Each insert into core data creates it own context, does it own fetches, saves it and then discards the objects. Don't access these objects from anywhere else of you will get crashes - core data is not thread safe. Also only write to core data using this queue or you will get write conflicts. (see NSPersistentContainer concurrency for saving to core data for more information about this setup).

Lookup Maps

Now you are trying to insert 300ish entities and each have to find or create related entities. You might have a few function that are scattered around that accomplish this. If you program this without considering performance you will easily do 300 or even 600 fetch requests. Instead you do a single fetch fetchRequest.predicate = NSPredicate(format: "channelId IN %@", objectIdsIamDealingWithNow).
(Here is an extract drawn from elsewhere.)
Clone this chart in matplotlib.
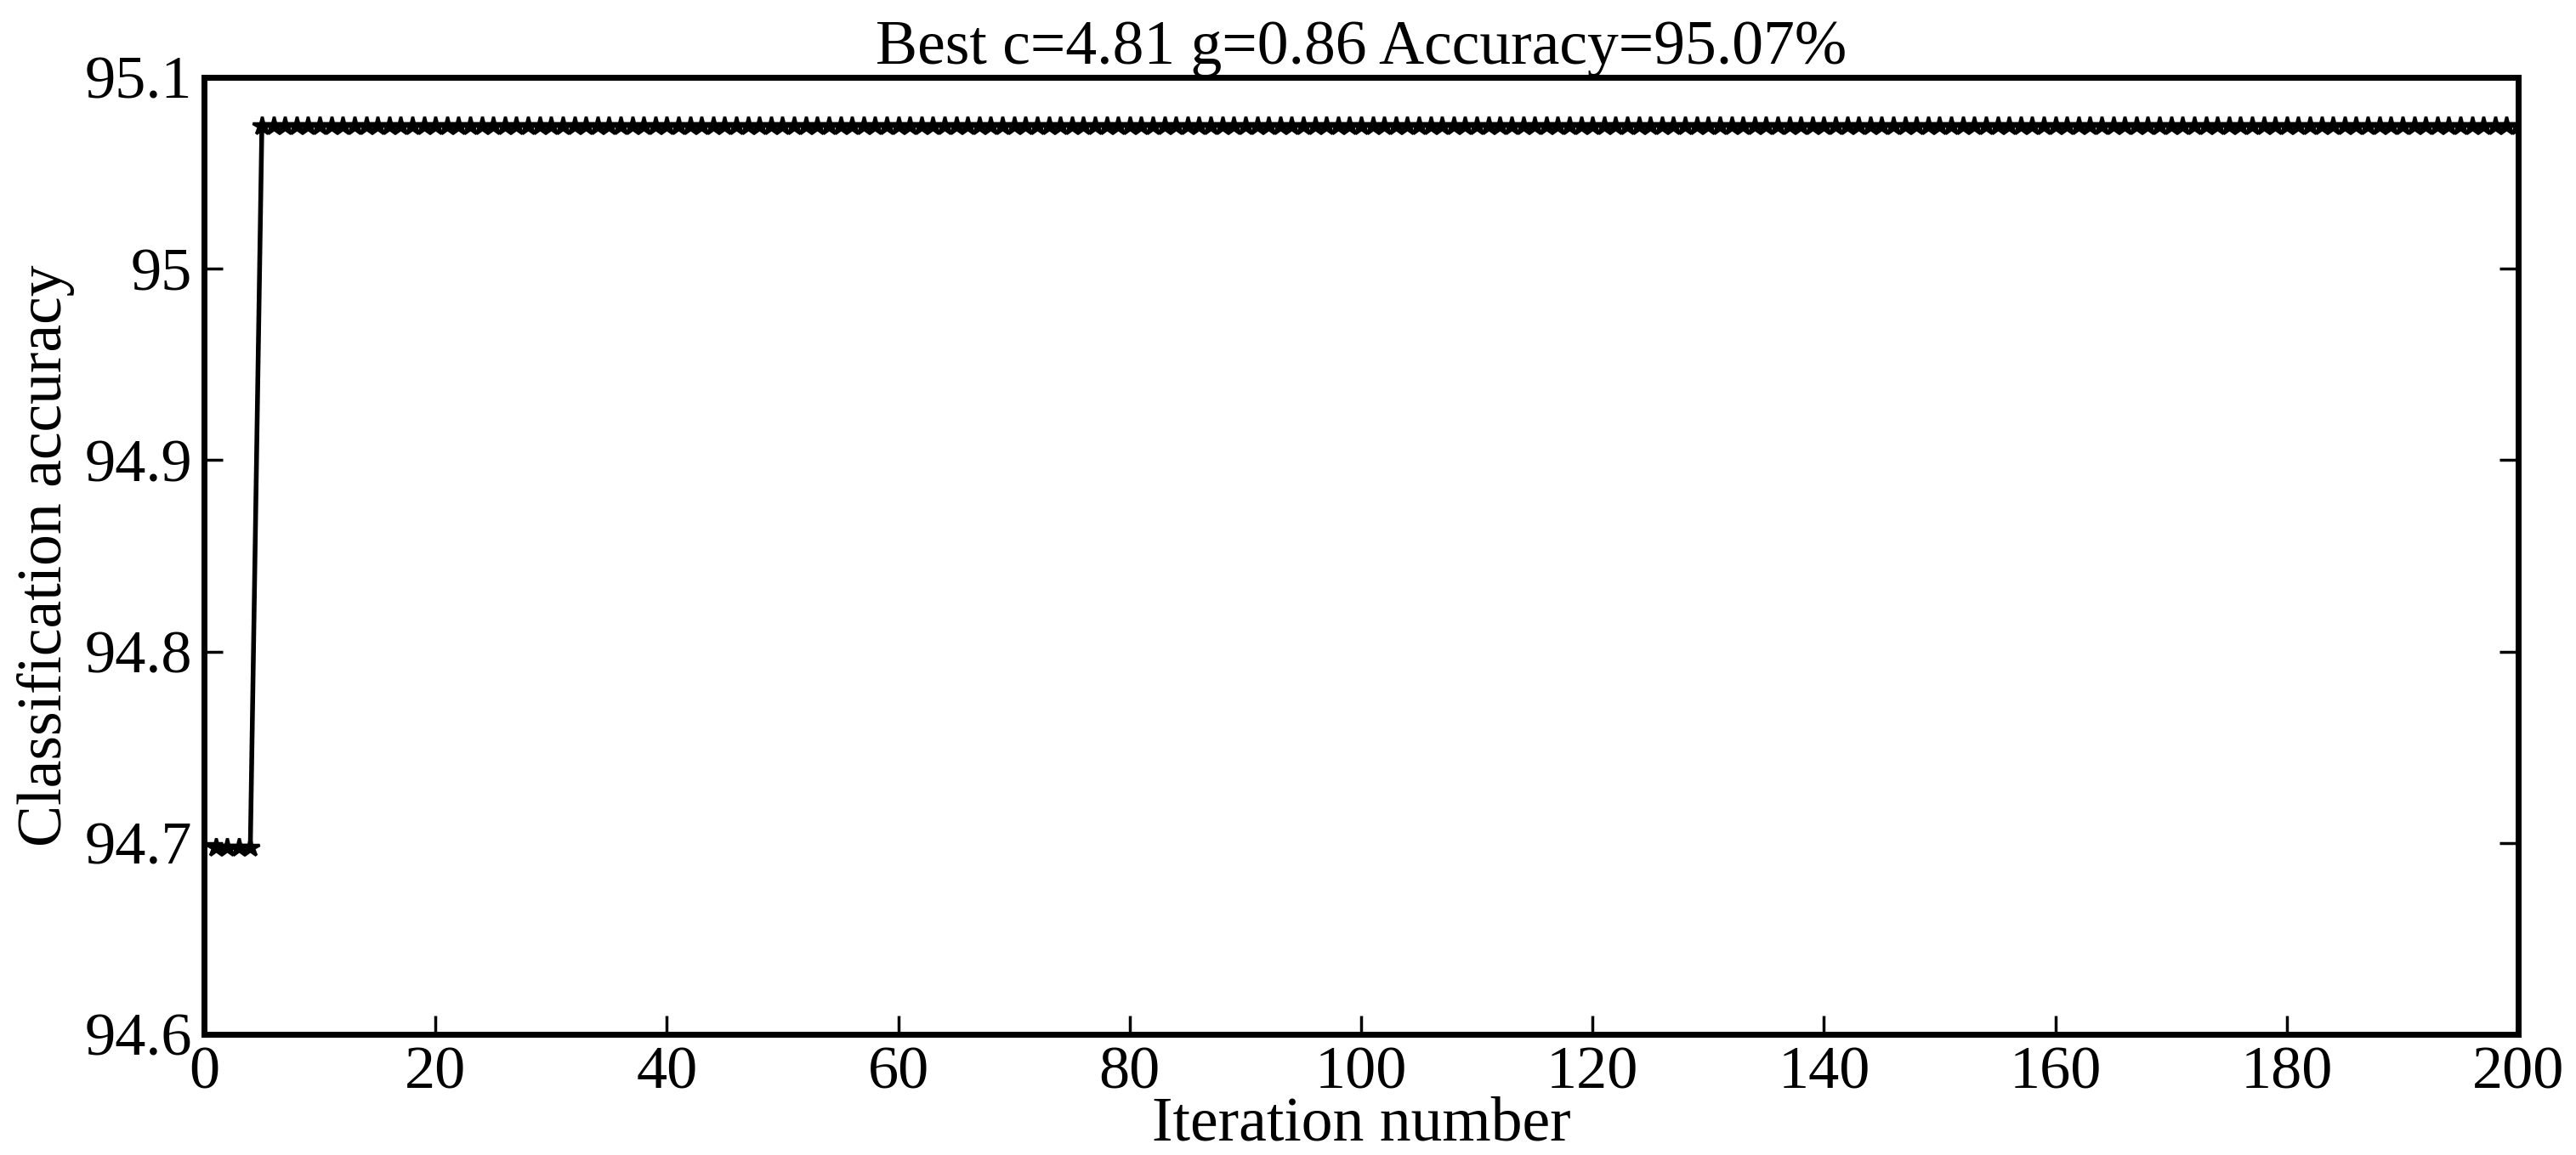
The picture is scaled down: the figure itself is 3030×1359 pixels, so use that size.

After you fetch convert the array to a dictionary with the id as the key

  var lookup:[String: TvSchedule] = [:]
  if let results = try? context.fetch(fetchRequest) {
      results.forEach { if let channelId = $0.channelId { lookup[channelId] = $0  } }
  }

Once you have this lookup map do not lose it. Pass it to every function that needs it. If you create objects then consider inserting them into the dictionary afterwards. Inside the core data operation this lookup dictionary is your best friend. Be careful though. This object contains managedObjects which are not thread safe. You create this object at the beginning of your database block and must discard it at the end.

Prefer filtering relationships over fetches

You don't have any code that explicitly deals with this, but I wouldn't be surprise if you run into it. Lets say you have a particular TvSchedule and you want to find all of the Programs that are in the schedule in a particular language. The natural way to do this would be to create a predicate that looks something like: "TvSchedule == %@ AND langId == %@". But it is actually much faster to do mySchedule.programs.filter {%@.langId = myLangId }

Analize and tweak

I see you are already adding logs to the code to see how long stuff takes, that is really good. I would also recommend using the Profile tools of xCode. This can be really good for finding the functions that are taking up most of the time.